We left Pamploma in the wee hours of the morning while it was still dark. It seemed a bit strange to be in hiking gear with walking poles etc. clacking our way through a major city. Surprisingly though there was more hustle and bustle from the locals than one would expect; runners, walkers, bicyclists, some shop keepers opening up early. We were tempted to stop for a coffee, LOVE my morning coffee, but knowing that that gets the bladders going we resisted. Probably more info than you need to know but hey little things like this make for a more comfortable hike or the exact opposite. We opted for comfort.
Our first stop would be Puente la Reina. There would be more beautiful scenery. There were also more than a few “gird your loins” moments and I doubt we are through with these.
First we visited Zariquiegui and the Church of San Andrés.
From there we ventured to Alton del Perdon which many of you will recognize from the movie The Way.
Descending from there we arrived to finish the day at Puente la Reina where we were to stay the night.
After a good night’s sleep we set out for Villatuerta.
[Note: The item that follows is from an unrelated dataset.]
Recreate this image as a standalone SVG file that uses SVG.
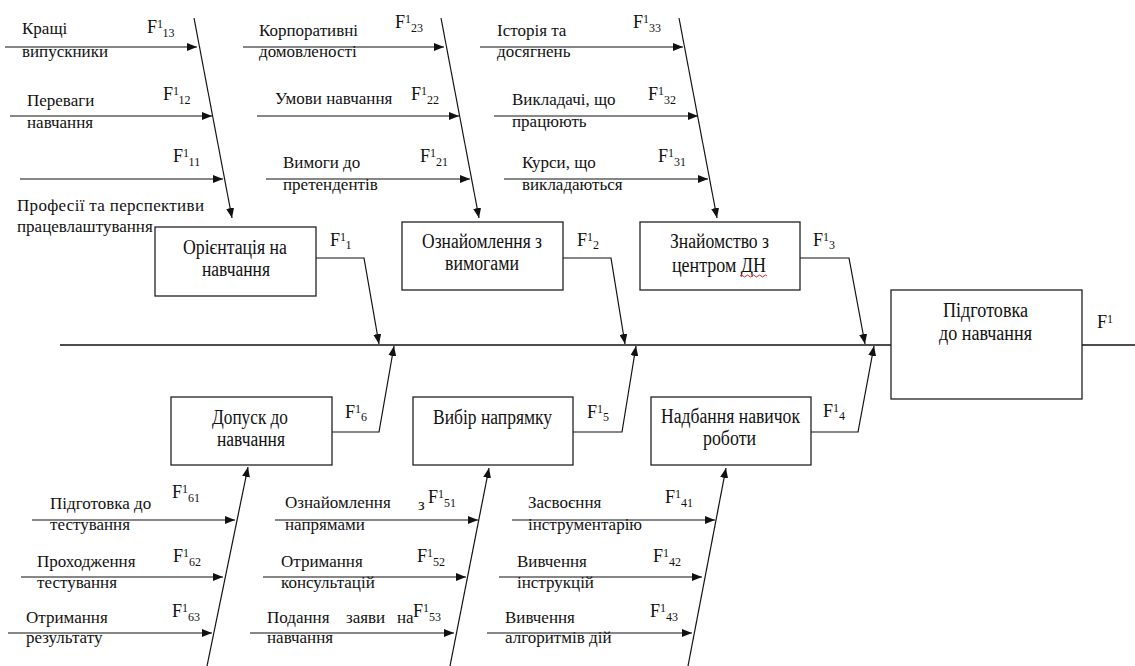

On the way there we passed a modern aqueduct and during a passage through a refreshingly cool tunnel had to stop to attend to Ed’s feet.
I have to admit I thought we had prepared and trained pretty well for the Camino. My feet however had something else to say about that. But… onward and upward.
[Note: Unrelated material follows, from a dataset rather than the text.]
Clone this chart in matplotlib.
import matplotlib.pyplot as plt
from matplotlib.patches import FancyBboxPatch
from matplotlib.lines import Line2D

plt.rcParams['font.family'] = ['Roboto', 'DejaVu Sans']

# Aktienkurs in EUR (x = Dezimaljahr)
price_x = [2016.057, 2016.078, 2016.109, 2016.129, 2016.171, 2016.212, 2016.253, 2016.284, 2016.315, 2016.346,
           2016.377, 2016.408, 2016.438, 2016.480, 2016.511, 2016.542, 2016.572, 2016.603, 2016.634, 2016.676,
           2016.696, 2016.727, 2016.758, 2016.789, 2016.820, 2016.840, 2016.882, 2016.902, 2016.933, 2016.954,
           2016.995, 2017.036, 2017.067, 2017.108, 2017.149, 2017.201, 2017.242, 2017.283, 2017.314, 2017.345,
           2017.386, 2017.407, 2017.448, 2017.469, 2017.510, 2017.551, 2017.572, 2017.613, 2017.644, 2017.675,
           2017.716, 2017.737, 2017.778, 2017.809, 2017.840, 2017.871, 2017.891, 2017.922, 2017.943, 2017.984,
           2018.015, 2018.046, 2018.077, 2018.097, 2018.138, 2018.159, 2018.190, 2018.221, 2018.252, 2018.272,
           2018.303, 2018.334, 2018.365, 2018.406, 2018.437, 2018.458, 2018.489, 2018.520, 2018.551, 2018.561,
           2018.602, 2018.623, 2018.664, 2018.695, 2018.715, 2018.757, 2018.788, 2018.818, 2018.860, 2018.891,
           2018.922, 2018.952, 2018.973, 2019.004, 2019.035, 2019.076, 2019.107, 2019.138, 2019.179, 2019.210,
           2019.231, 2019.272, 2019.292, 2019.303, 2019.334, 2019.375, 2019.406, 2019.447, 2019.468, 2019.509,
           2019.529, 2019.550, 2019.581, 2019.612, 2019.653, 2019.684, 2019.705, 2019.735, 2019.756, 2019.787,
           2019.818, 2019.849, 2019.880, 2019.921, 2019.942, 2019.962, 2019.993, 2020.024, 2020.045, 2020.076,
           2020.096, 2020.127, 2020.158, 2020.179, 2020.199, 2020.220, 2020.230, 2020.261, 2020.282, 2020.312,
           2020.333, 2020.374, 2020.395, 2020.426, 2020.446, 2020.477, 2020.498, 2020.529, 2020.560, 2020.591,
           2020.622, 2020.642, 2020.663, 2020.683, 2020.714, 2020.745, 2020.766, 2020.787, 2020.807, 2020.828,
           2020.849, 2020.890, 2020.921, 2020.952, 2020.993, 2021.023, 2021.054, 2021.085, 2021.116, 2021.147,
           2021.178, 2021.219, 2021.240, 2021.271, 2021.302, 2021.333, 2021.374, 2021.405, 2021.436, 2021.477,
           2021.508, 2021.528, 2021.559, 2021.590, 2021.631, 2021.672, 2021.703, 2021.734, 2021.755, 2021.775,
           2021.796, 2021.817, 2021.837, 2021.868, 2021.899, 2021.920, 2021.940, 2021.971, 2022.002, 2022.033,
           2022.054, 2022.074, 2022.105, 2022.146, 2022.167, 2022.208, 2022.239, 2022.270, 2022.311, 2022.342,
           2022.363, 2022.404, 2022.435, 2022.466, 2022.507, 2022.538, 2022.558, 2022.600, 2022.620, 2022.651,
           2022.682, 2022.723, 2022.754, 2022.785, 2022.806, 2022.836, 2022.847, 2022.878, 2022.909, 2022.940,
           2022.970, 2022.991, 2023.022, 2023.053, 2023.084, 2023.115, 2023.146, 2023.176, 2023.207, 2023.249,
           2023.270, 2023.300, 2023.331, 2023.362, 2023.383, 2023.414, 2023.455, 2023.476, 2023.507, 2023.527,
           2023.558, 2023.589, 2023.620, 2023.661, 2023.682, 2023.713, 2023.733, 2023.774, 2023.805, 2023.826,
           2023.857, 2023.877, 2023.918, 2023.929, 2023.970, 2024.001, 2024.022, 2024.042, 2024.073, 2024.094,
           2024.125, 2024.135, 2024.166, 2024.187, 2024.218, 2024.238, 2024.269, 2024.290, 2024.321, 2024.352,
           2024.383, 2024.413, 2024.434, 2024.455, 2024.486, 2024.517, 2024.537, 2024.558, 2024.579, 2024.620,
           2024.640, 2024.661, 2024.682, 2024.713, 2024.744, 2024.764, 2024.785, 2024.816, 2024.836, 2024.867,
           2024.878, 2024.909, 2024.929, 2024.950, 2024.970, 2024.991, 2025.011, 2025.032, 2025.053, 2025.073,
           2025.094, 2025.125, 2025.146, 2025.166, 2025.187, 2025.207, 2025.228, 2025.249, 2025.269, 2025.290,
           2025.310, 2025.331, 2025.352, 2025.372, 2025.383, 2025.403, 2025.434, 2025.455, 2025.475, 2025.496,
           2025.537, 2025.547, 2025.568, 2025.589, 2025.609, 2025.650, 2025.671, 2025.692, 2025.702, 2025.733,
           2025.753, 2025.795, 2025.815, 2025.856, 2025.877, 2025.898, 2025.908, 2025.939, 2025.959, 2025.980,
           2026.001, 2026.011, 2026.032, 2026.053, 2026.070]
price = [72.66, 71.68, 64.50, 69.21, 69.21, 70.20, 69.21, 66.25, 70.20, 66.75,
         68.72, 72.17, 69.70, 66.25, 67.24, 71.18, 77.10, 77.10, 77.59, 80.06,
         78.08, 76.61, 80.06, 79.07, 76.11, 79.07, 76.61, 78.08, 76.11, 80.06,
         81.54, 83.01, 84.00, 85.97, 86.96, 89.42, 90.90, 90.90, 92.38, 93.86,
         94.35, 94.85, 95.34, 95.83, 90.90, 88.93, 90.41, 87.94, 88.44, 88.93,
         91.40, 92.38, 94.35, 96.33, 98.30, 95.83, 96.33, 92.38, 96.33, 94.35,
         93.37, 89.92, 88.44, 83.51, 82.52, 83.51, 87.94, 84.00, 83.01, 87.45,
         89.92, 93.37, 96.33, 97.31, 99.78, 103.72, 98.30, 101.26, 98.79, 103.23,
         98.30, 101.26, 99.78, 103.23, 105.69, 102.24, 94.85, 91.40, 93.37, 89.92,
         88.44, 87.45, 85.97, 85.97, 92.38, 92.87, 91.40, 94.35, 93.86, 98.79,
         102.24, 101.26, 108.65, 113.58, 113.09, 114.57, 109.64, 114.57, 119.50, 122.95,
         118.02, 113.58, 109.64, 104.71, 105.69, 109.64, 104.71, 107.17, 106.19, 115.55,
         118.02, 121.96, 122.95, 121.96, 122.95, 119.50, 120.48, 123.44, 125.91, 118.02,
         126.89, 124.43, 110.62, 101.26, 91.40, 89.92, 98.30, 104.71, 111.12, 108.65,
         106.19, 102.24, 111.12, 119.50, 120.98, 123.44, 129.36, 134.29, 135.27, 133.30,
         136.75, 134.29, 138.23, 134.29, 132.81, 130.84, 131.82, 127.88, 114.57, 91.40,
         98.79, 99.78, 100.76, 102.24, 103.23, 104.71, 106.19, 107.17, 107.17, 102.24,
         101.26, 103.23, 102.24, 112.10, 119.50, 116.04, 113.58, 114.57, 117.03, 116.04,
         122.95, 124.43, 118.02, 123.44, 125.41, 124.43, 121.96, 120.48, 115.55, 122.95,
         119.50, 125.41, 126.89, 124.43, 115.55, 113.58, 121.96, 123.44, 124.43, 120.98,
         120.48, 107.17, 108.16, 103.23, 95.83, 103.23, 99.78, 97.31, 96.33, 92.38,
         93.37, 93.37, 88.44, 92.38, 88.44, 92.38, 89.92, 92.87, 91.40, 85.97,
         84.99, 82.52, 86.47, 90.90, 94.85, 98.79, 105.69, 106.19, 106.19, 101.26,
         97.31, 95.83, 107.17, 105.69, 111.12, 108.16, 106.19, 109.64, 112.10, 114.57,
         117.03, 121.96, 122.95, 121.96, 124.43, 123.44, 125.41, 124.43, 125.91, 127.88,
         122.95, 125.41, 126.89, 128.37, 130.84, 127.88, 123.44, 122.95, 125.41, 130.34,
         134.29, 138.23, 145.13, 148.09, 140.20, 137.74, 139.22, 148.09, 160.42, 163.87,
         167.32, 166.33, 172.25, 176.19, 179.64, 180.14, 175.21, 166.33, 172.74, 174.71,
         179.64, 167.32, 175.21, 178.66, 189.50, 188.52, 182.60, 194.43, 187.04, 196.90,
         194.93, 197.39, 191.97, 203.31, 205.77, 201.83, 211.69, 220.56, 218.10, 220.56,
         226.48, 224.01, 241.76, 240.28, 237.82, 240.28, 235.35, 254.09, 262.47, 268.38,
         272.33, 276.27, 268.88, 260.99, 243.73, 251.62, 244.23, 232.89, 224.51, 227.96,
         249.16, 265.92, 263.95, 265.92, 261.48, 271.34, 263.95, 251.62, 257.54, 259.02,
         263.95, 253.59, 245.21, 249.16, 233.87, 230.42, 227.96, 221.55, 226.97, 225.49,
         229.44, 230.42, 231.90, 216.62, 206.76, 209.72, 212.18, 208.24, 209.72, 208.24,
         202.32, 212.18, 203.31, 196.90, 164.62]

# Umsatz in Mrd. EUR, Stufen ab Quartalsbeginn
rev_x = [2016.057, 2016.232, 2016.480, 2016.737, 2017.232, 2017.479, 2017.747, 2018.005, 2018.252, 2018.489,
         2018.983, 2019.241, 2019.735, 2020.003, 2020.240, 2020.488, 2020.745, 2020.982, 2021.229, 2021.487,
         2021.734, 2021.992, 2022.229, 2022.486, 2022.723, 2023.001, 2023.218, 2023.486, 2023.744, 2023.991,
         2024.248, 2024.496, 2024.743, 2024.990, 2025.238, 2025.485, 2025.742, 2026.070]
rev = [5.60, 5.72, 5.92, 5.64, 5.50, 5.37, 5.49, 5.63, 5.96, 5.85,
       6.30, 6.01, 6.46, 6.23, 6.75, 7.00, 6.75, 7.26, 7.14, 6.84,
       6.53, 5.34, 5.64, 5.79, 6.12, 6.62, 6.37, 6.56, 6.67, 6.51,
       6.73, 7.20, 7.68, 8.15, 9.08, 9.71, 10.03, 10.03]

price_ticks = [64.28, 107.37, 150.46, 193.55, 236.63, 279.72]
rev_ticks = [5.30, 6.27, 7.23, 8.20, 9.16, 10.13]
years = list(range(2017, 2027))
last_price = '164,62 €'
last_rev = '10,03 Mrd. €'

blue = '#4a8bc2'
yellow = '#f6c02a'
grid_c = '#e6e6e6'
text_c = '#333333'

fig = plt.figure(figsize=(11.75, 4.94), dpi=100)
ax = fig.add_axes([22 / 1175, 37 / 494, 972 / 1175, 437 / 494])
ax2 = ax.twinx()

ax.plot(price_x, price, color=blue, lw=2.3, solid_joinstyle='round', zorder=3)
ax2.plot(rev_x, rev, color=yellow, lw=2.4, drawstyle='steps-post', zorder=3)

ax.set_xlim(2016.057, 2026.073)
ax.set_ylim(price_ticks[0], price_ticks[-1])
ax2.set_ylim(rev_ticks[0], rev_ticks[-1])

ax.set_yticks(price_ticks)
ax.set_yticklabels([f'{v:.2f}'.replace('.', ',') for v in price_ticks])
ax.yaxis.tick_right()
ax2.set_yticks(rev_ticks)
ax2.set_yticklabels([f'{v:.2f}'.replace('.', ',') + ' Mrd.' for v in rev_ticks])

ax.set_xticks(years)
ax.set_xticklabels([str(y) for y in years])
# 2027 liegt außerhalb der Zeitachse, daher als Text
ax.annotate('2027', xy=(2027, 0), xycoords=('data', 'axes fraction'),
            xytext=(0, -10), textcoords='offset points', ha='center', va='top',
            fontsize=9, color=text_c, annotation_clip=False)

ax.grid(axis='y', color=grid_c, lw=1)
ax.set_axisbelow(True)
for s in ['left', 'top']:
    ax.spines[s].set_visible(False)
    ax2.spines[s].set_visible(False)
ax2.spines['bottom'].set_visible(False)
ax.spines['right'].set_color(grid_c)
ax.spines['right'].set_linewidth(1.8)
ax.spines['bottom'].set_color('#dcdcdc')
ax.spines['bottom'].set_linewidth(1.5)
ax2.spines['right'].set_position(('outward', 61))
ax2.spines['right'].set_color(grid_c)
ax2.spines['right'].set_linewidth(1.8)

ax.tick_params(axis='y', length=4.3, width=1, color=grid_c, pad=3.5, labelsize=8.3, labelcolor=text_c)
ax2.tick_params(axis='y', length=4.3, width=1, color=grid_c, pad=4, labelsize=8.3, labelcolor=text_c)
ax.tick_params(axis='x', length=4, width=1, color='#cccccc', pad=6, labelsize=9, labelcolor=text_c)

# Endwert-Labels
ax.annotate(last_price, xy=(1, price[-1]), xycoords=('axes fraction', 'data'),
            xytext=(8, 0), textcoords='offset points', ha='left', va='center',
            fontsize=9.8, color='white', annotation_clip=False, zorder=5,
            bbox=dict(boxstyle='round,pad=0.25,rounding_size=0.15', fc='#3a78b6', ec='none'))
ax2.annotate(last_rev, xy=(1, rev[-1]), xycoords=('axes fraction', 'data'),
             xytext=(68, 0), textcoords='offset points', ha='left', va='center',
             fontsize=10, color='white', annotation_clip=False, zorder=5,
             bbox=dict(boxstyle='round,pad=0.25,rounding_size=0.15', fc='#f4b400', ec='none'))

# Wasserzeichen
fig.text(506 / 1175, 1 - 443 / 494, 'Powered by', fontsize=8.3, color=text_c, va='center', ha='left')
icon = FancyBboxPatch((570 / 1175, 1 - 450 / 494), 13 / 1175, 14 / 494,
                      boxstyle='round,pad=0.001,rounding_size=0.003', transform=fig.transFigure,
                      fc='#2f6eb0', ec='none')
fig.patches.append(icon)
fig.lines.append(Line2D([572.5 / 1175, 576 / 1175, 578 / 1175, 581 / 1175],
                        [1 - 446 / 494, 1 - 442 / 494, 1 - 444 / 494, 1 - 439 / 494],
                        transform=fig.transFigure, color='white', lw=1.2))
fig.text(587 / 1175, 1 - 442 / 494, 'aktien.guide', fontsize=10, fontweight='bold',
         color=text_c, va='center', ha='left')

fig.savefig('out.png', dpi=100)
After that brief respite we passed through the town of Lorca and treated ourselves to a light lunch. Marc chose a ham sandwich and I chose a regional favorite, a frittata with cheese and meats. Of course we washed it all down with some good ole San Miguel beer.
After this lunch and bit of a rest we made our way into Villatuerta Puente meeting along the way a new friend, Nancy, who we had supper with back in Pamploma.
After crossing the bridge that led into town we ascended a steep side street to find our albergue La Casa Magica… which did live up to its name.
For our Buddhist friends we discovered a delightful meditation space in a vaulted and stone lined crypt beneath the albergue. It had a huge stack of zabutons and zafus for any to use.
We chose to stay two days at Casa Magica so we could fit in our much anticipated side trip to visit the Monasterio de Santa Maria la Real de Iranzu. We’ll let the pictures we took there be it’s own post and story.